If all threads were perfectly in lockstep, they would all be doing exactly the same thing, in the same instruction or clock cycle. However GPUs don't work that way. About the largest "lockstep" you can witness is at the warp level (32 threads in a threadblock). As soon as you go to multiple warps, whether they are in the same threadblock or different threadblocks, then you will have threads at different points in your serial code, effectively stepping on each other.

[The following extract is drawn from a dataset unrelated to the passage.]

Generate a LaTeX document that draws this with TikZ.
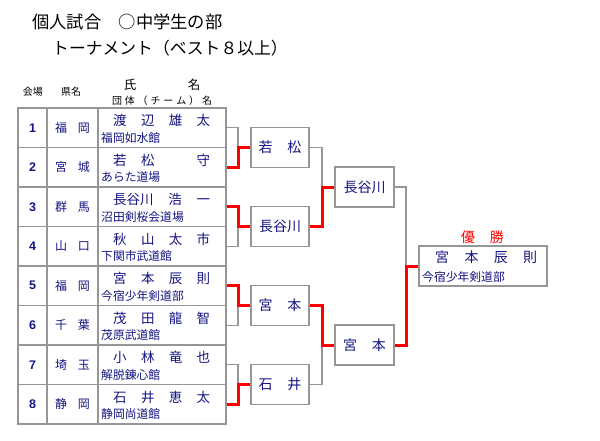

A simple proof-point for this is to change your grid configuration to a single thread:

dim3 block(1);
dim3 grid(1);

Then the errors disappear, even for n = 1000 , and the array is properly sorted. Because of the typical lockstep nature of a single warp, this should also work:

dim3 block(32);
dim3 grid(1);

Certain larger configurations might work in some cases, but with a large enough number of blocks, eventually all threads will not start at the same time, and this leads to trouble.

Answer 2

An alternate solution is to use a single thread with a most significant digit radix sort to separate the array into multiple bins, such as 256 bins if using base 256 After this initial step, each of the bins can be sorted independently and in parallel using conventional least significant digit first radix sort. For this to work well, the data needs to be reasonably uniform (at least for the most significant digit) so that the multiple bins are somewhat similar in size.

Trying to do the initial step in parallel is complicated.